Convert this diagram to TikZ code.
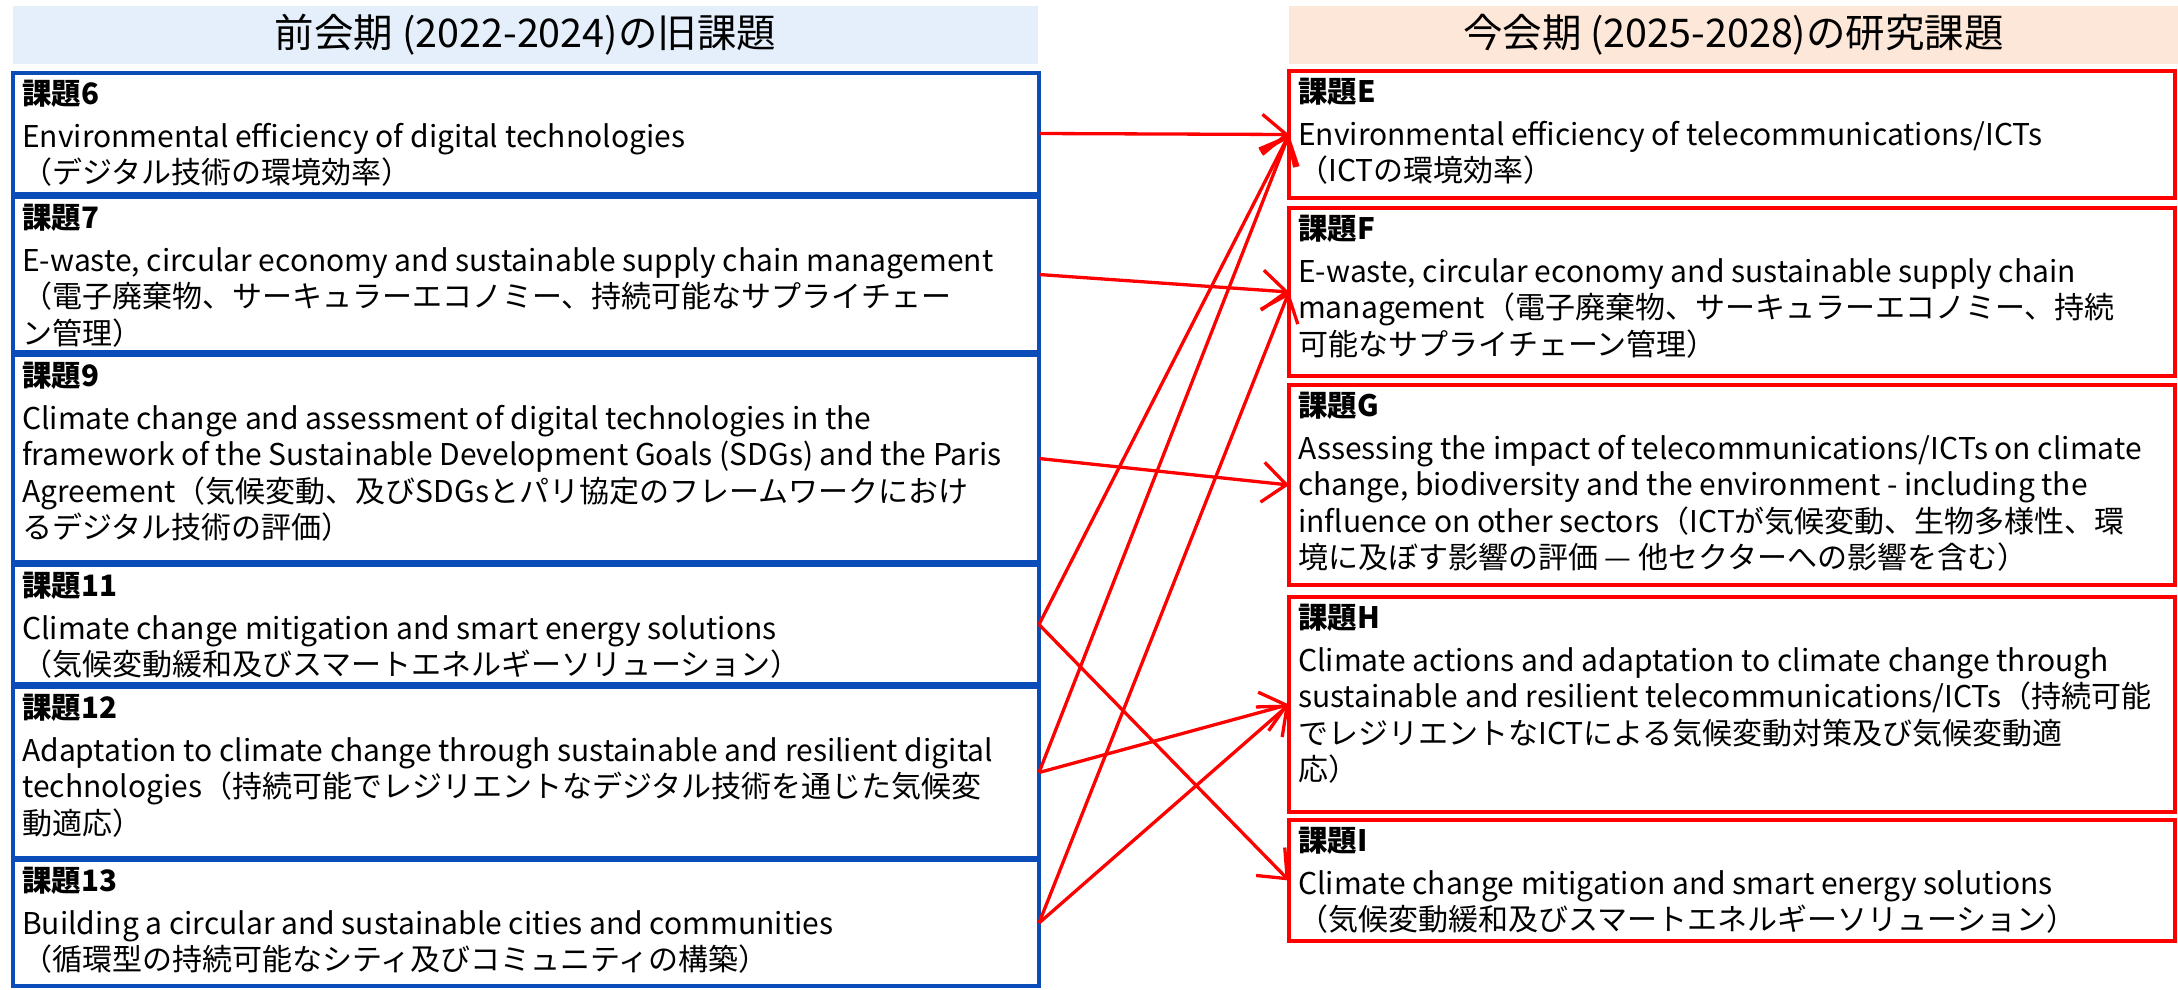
\documentclass[tikz,border=0pt]{standalone}
\usepackage{fontspec}
\setmainfont{Noto Sans CJK JP}
\usetikzlibrary{arrows.meta}
\definecolor{lblue}{HTML}{0A4DB8}
\definecolor{lhead}{HTML}{E4EFFB}
\definecolor{rhead}{HTML}{FCE7D9}
\definecolor{rred}{HTML}{FF0000}
\begin{document}
\begin{tikzpicture}[x=1pt,y=-1pt,
  lbox/.style={draw=lblue, line width=3.5pt, minimum width=1026pt, anchor=north west, inner sep=0pt, outer sep=0pt},
  rbox/.style={draw=rred, line width=3.5pt, minimum width=886pt, anchor=north west, inner sep=0pt, outer sep=0pt},
  hdr/.style={minimum height=58pt, anchor=north west, inner sep=0pt, outer sep=0pt, font=\fontsize{39.5}{42}\selectfont},
  tx/.style={anchor=north west, align=left, inner sep=0pt, font=\fontsize{30}{36.5}\selectfont},
  conn/.style={draw=rred, line width=3.3pt, -{Straight Barb[length=24pt, width=40pt]}}
]
\useasboundingbox (0,0) rectangle (2178,989);
\newcommand{\ttl}[1]{{\bfseries\fontsize{29.5}{36}\selectfont #1}\\[6pt]}
% headers
\node[hdr, fill=lhead, minimum width=1025pt] (hl) at (13,6) {前会期 (2022-2024)の旧課題};
\node[hdr, fill=rhead, minimum width=889pt] (hr) at (1289,6) {今会期 (2025-2028)の研究課題};
% left boxes
\node[lbox, minimum height=121pt] (b6) at (13,73) {};
\node[lbox, minimum height=155pt] (b7) at (13,197) {};
\node[lbox, minimum height=207pt] (b9) at (13,355) {};
\node[lbox, minimum height=119pt] (b11) at (13,565) {};
\node[lbox, minimum height=171pt] (b12) at (13,687) {};
\node[lbox, minimum height=126pt] (b13) at (13,860) {};
% right boxes
\node[rbox, minimum height=127pt] (rE) at (1289,71) {};
\node[rbox, minimum height=168pt] (rF) at (1289,208) {};
\node[rbox, minimum height=200pt] (rG) at (1289,385) {};
\node[rbox, minimum height=215pt] (rH) at (1289,597) {};
\node[rbox, minimum height=121pt] (rI) at (1289,820) {};
% left texts
\node[tx] (t6) at ([xshift=9pt,yshift=-7pt]b6.north west) {\ttl{課題6}Environmental efficiency of digital technologies\\（デジタル技術の環境効率）};
\node[tx] (t7) at ([xshift=9pt,yshift=-7pt]b7.north west) {\ttl{課題7}E-waste, circular economy and sustainable supply chain management\\（電子廃棄物、サーキュラーエコノミー、持続可能なサプライチェー\\ン管理）};
\node[tx] (t9) at ([xshift=9pt,yshift=-7pt]b9.north west) {\ttl{課題9}Climate change and assessment of digital technologies in the\\framework of the Sustainable Development Goals (SDGs) and the Paris\\Agreement（気候変動、及びSDGsとパリ協定のフレームワークにおけ\\るデジタル技術の評価）};
\node[tx] (t11) at ([xshift=9pt,yshift=-7pt]b11.north west) {\ttl{課題11}Climate change mitigation and smart energy solutions\\（気候変動緩和及びスマートエネルギーソリューション）};
\node[tx] (t12) at ([xshift=9pt,yshift=-7pt]b12.north west) {\ttl{課題12}Adaptation to climate change through sustainable and resilient digital\\technologies（持続可能でレジリエントなデジタル技術を通じた気候変\\動適応）};
\node[tx] (t13) at ([xshift=9pt,yshift=-7pt]b13.north west) {\ttl{課題13}Building a circular and sustainable cities and communities\\（循環型の持続可能なシティ及びコミュニティの構築）};
% right texts
\node[tx] (tE) at ([xshift=9pt,yshift=-7pt]rE.north west) {\ttl{課題E}Environmental efficiency of telecommunications/ICTs\\（ICTの環境効率）};
\node[tx] (tF) at ([xshift=9pt,yshift=-7pt]rF.north west) {\ttl{課題F}E-waste, circular economy and sustainable supply chain\\management（電子廃棄物、サーキュラーエコノミー、持続\\可能なサプライチェーン管理）};
\node[tx] (tG) at ([xshift=9pt,yshift=-7pt]rG.north west) {\ttl{課題G}Assessing the impact of telecommunications/ICTs on climate\\change, biodiversity and the environment - including the\\influence on other sectors（ICTが気候変動、生物多様性、環\\境に及ぼす影響の評価 — 他セクターへの影響を含む）};
\node[tx] (tH) at ([xshift=9pt,yshift=-7pt]rH.north west) {\ttl{課題H}Climate actions and adaptation to climate change through\\sustainable and resilient telecommunications/ICTs（持続可能\\でレジリエントなICTによる気候変動対策及び気候変動適\\応）};
\node[tx] (tI) at ([xshift=9pt,yshift=-7pt]rI.north west) {\ttl{課題I}Climate change mitigation and smart energy solutions\\（気候変動緩和及びスマートエネルギーソリューション）};
% connectors
\draw[conn] (b6.east) -- (rE.west);
\draw[conn] (b7.east) -- (rF.west);
\draw[conn] (b9.east) -- (rG.west);
\draw[conn] (b11.east) -- (rE.west);
\draw[conn] (b11.east) -- (rI.west);
\draw[conn] (b12.east) -- (rE.west);
\draw[conn] (b12.east) -- (rH.west);
\draw[conn] (b13.east) -- (rF.west);
\draw[conn] (b13.east) -- (rH.west);
\end{tikzpicture}
\end{document}
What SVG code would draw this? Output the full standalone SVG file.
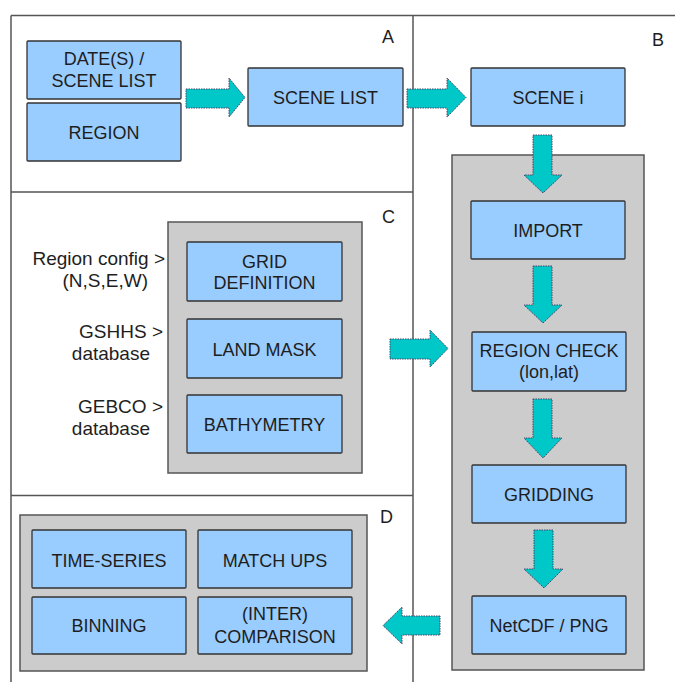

▶ [AIM OF THE TASK]:
Transcribe the listing in full. Omit the pictures and keep every line exact.

▶ [OUTPUT]:
Convert this diagram to TikZ code.
\documentclass[tikz,border=0pt]{standalone}
\usepackage{fontspec}
\setmainfont{Noto Sans CJK JP}
\usetikzlibrary{arrows.meta}
\definecolor{lblue}{HTML}{0A4DB8}
\definecolor{lhead}{HTML}{E4EFFB}
\definecolor{rhead}{HTML}{FCE7D9}
\definecolor{rred}{HTML}{FF0000}
\begin{document}
\begin{tikzpicture}[x=1pt,y=-1pt,
  lbox/.style={draw=lblue, line width=3.5pt, minimum width=1026pt, anchor=north west, inner sep=0pt, outer sep=0pt},
  rbox/.style={draw=rred, line width=3.5pt, minimum width=886pt, anchor=north west, inner sep=0pt, outer sep=0pt},
  hdr/.style={minimum height=58pt, anchor=north west, inner sep=0pt, outer sep=0pt, font=\fontsize{39.5}{42}\selectfont},
  tx/.style={anchor=north west, align=left, inner sep=0pt, font=\fontsize{30}{36.5}\selectfont},
  conn/.style={draw=rred, line width=3.3pt, -{Straight Barb[length=24pt, width=40pt]}}
]
\useasboundingbox (0,0) rectangle (2178,989);
\newcommand{\ttl}[1]{{\bfseries\fontsize{29.5}{36}\selectfont #1}\\[6pt]}
% headers
\node[hdr, fill=lhead, minimum width=1025pt] (hl) at (13,6) {前会期 (2022-2024)の旧課題};
\node[hdr, fill=rhead, minimum width=889pt] (hr) at (1289,6) {今会期 (2025-2028)の研究課題};
% left boxes
\node[lbox, minimum height=121pt] (b6) at (13,73) {};
\node[lbox, minimum height=155pt] (b7) at (13,197) {};
\node[lbox, minimum height=207pt] (b9) at (13,355) {};
\node[lbox, minimum height=119pt] (b11) at (13,565) {};
\node[lbox, minimum height=171pt] (b12) at (13,687) {};
\node[lbox, minimum height=126pt] (b13) at (13,860) {};
% right boxes
\node[rbox, minimum height=127pt] (rE) at (1289,71) {};
\node[rbox, minimum height=168pt] (rF) at (1289,208) {};
\node[rbox, minimum height=200pt] (rG) at (1289,385) {};
\node[rbox, minimum height=215pt] (rH) at (1289,597) {};
\node[rbox, minimum height=121pt] (rI) at (1289,820) {};
% left texts
\node[tx] (t6) at ([xshift=9pt,yshift=-7pt]b6.north west) {\ttl{課題6}Environmental efficiency of digital technologies\\（デジタル技術の環境効率）};
\node[tx] (t7) at ([xshift=9pt,yshift=-7pt]b7.north west) {\ttl{課題7}E-waste, circular economy and sustainable supply chain management\\（電子廃棄物、サーキュラーエコノミー、持続可能なサプライチェー\\ン管理）};
\node[tx] (t9) at ([xshift=9pt,yshift=-7pt]b9.north west) {\ttl{課題9}Climate change and assessment of digital technologies in the\\framework of the Sustainable Development Goals (SDGs) and the Paris\\Agreement（気候変動、及びSDGsとパリ協定のフレームワークにおけ\\るデジタル技術の評価）};
\node[tx] (t11) at ([xshift=9pt,yshift=-7pt]b11.north west) {\ttl{課題11}Climate change mitigation and smart energy solutions\\（気候変動緩和及びスマートエネルギーソリューション）};
\node[tx] (t12) at ([xshift=9pt,yshift=-7pt]b12.north west) {\ttl{課題12}Adaptation to climate change through sustainable and resilient digital\\technologies（持続可能でレジリエントなデジタル技術を通じた気候変\\動適応）};
\node[tx] (t13) at ([xshift=9pt,yshift=-7pt]b13.north west) {\ttl{課題13}Building a circular and sustainable cities and communities\\（循環型の持続可能なシティ及びコミュニティの構築）};
% right texts
\node[tx] (tE) at ([xshift=9pt,yshift=-7pt]rE.north west) {\ttl{課題E}Environmental efficiency of telecommunications/ICTs\\（ICTの環境効率）};
\node[tx] (tF) at ([xshift=9pt,yshift=-7pt]rF.north west) {\ttl{課題F}E-waste, circular economy and sustainable supply chain\\management（電子廃棄物、サーキュラーエコノミー、持続\\可能なサプライチェーン管理）};
\node[tx] (tG) at ([xshift=9pt,yshift=-7pt]rG.north west) {\ttl{課題G}Assessing the impact of telecommunications/ICTs on climate\\change, biodiversity and the environment - including the\\influence on other sectors（ICTが気候変動、生物多様性、環\\境に及ぼす影響の評価 — 他セクターへの影響を含む）};
\node[tx] (tH) at ([xshift=9pt,yshift=-7pt]rH.north west) {\ttl{課題H}Climate actions and adaptation to climate change through\\sustainable and resilient telecommunications/ICTs（持続可能\\でレジリエントなICTによる気候変動対策及び気候変動適\\応）};
\node[tx] (tI) at ([xshift=9pt,yshift=-7pt]rI.north west) {\ttl{課題I}Climate change mitigation and smart energy solutions\\（気候変動緩和及びスマートエネルギーソリューション）};
% connectors
\draw[conn] (b6.east) -- (rE.west);
\draw[conn] (b7.east) -- (rF.west);
\draw[conn] (b9.east) -- (rG.west);
\draw[conn] (b11.east) -- (rE.west);
\draw[conn] (b11.east) -- (rI.west);
\draw[conn] (b12.east) -- (rE.west);
\draw[conn] (b12.east) -- (rH.west);
\draw[conn] (b13.east) -- (rF.west);
\draw[conn] (b13.east) -- (rH.west);
\end{tikzpicture}
\end{document}
What SVG code would draw this? Output the full standalone SVG file.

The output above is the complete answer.